Colombian baseball player (born 1998)

Jasier Herrera (born January 1, 1998) is a Colombian professional baseball pitcher for the Milwaukee Milkmen of the American Association of Professional Baseball.

==Career==
===San Francisco Giants===
On November 22, 2014, Herrera signed with the San Francisco Giants as an international free agent. He spent the next two seasons with the Dominican Summer League Giants, posting a 9.26 ERA in 10 games in 2015, and registering a 3.27 ERA with 21 strikeouts and 5 saves across 17 appearances in 2016.

Herrera missed the entire 2017 season after undergoing Tommy John surgery. He returned to action in 2018 with the rookie-level Arizona League Giants. In 12 appearances (11 starts) for the team, Herrera compiled a 1-4 record and 3.88 ERA with 49 strikeouts across 55 2/3 innings pitched.

Herrera split the 2019 campaign between the AZL Giants and the Low-A Salem-Keizer Volcanoes. In 15 appearances (12 starts) for the two affiliates, he accumulated a 9/2 record and 2.66 ERA with 65 strikeouts over 81 1/3 innings of work. Herrera did not play in a game in 2020 due to the cancellation of the minor league season because of the COVID-19 pandemic.

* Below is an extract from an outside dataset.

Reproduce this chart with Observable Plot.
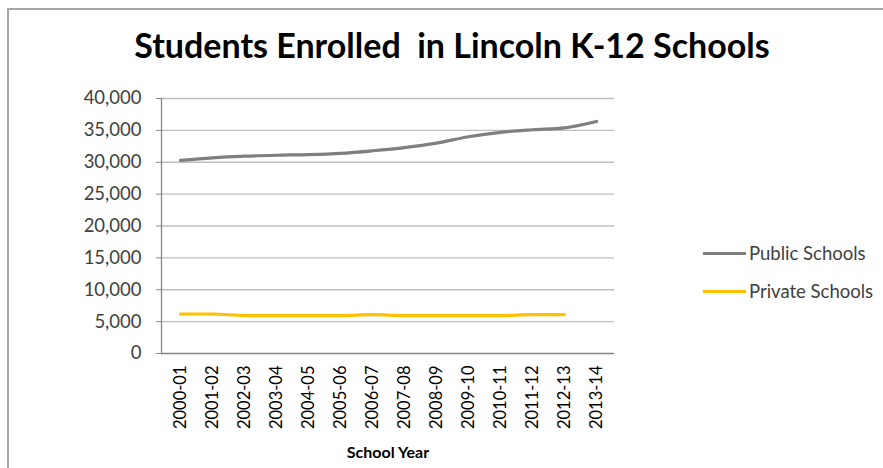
<!DOCTYPE html>
<html>
<head>
<meta charset="utf-8">
<script src="https://cdn.jsdelivr.net/npm/d3@7"></script>
<script src="https://cdn.jsdelivr.net/npm/@observablehq/plot@0.6"></script>
<style>
  html, body { margin: 0; padding: 0; background: #fff; overflow: hidden; }
  #wrap { position: relative; width: 883px; height: 468px; font-family: Lato, "Open Sans", sans-serif; }
  #border { position: absolute; left: 7px; top: 8px; width: 950px; height: 550px; border: 2px solid #a6a6a6; box-sizing: border-box; }
  #title { position: absolute; left: 0; width: 904px; top: 24px; text-align: center; font-weight: 700; font-size: 34px; color: #000; white-space: pre; }
  #chart { position: absolute; left: 0; top: 0; }
  .legend { position: absolute; left: 703px; font-size: 18.5px; color: #404040; display: flex; align-items: center; white-space: nowrap; }
  .legend .sw { width: 43px; height: 3px; margin-right: 3px; }
</style>
</head>
<body>
<div id="wrap">
  <div id="border"></div>
  <div id="chart"></div>
  <div id="title"></div>
  <div id="legend"></div>
</div>
<script>
const title = "Students Enrolled  in Lincoln K-12 Schools";
const xLabel = "School Year";
const years = ["2000-01","2001-02","2002-03","2003-04","2004-05","2005-06","2006-07","2007-08","2008-09","2009-10","2010-11","2011-12","2012-13","2013-14"];
const publicSchools = [30300, 30700, 30950, 31100, 31200, 31400, 31800, 32300, 33000, 34000, 34700, 35100, 35400, 36400];
const privateSchools = [6200, 6200, 5950, 5950, 5950, 5950, 6100, 5950, 5950, 5950, 5950, 6100, 6100, null];
const seriesNames = ["Public Schools", "Private Schools"];
const seriesColors = ["#7f7f7f", "#ffc000"];
const yTicks = [0, 5000, 10000, 15000, 20000, 25000, 30000, 35000, 40000];

const rows = [];
years.forEach((y, i) => {
  rows.push({year: y, value: publicSchools[i], series: seriesNames[0]});
  if (privateSchools[i] != null) rows.push({year: y, value: privateSchools[i], series: seriesNames[1]});
});

document.getElementById("title").textContent = title;

const chart = Plot.plot({
  width: 883,
  height: 468,
  marginLeft: 161,
  marginRight: 269,
  marginTop: 98,
  marginBottom: 115,
  style: {fontFamily: "Lato, 'Open Sans', sans-serif", background: "transparent", overflow: "visible"},
  x: {type: "point", domain: years, padding: 0.5, label: null},
  y: {domain: [0, 40000], ticks: yTicks, label: null},
  color: {domain: seriesNames, range: seriesColors},
  marks: [
    Plot.ruleY(yTicks.slice(1), {stroke: "#bfbfbf", strokeWidth: 1.3, strokeOpacity: 1}),
    Plot.axisY({ticks: yTicks, tickFormat: d3.format(","), tickSize: 5, tickPadding: 15, fontSize: 18.5, color: "#404040", stroke: "#868686", label: null}),
    Plot.axisX({tickRotate: -90, tickSize: 0, tickPadding: 12, fontSize: 16.5, color: "#000", label: null}),
    Plot.frame({anchor: "left", stroke: "#868686", strokeWidth: 1.3}),
    Plot.ruleY([0], {stroke: "#868686", strokeWidth: 1.3}),
    Plot.line(rows, {x: "year", y: "value", z: "series", stroke: "series", strokeWidth: 3.2, curve: "monotone-x"}),
    Plot.text([xLabel], {frameAnchor: "bottom", dy: 104, fontWeight: "bold", fontSize: 16, fill: "#000", text: d => d})
  ]
});
document.getElementById("chart").appendChild(chart);

const legend = document.getElementById("legend");
const legendTops = [242, 280];
seriesNames.forEach((name, i) => {
  const item = document.createElement("div");
  item.className = "legend";
  item.style.top = legendTops[i] + "px";
  const sw = document.createElement("span");
  sw.className = "sw";
  sw.style.background = seriesColors[i];
  const t = document.createElement("span");
  t.textContent = name;
  item.appendChild(sw);
  item.appendChild(t);
  legend.appendChild(item);
});
</script>
</body>
</html>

Herrera spent 2021 with the High-A Eugene Emeralds, also receiving a one-game cup of coffee with the Triple-A Sacramento River Cats. In 24 appearances for Eugene, he posted a 1-2 record and 3.99 ERA with 57 strikeouts across 56 1/3 innings pitched. Herrera elected free agency following the season on November 7, 2021.

===Saitama Seibu Lions===
On March 15, 2022, Herrera signed with the Staten Island FerryHawks of the Atlantic League of Professional Baseball. However, on May 13, Herrera signed with the Saitama Seibu Lions of Nippon Professional Baseball as a development player. In 10 appearances for Seibu's farm team, he posted a 4-2 record and 2.90 ERA with 43 strikeouts over 62 innings of work. Herrera pitched in 9 contests for the Lions' farm team in 2023, compiling a 2-4 record and 3.29 ERA with 30 strikeouts across 52 innings pitched.

===Wei Chuan Dragons===
On December 18, 2023, Herrera signed with the Wei Chuan Dragons of the Chinese Professional Baseball League. He spent the entire 2024 season with the Dragons' farm team, posting a 3.33 ERA and 1.23 WHIP across innings pitched. Herrera was released by Wei Chuan on August 9, 2024.

On January 12, 2025, Herrera re-signed with the Dragons. However, he did not make an appearance for Wei Chuan during the 2025 season.

===Milwaukee Milkmen===
On February 2, 2026, Herrera signed with the Milwaukee Milkmen of the American Association of Professional Baseball.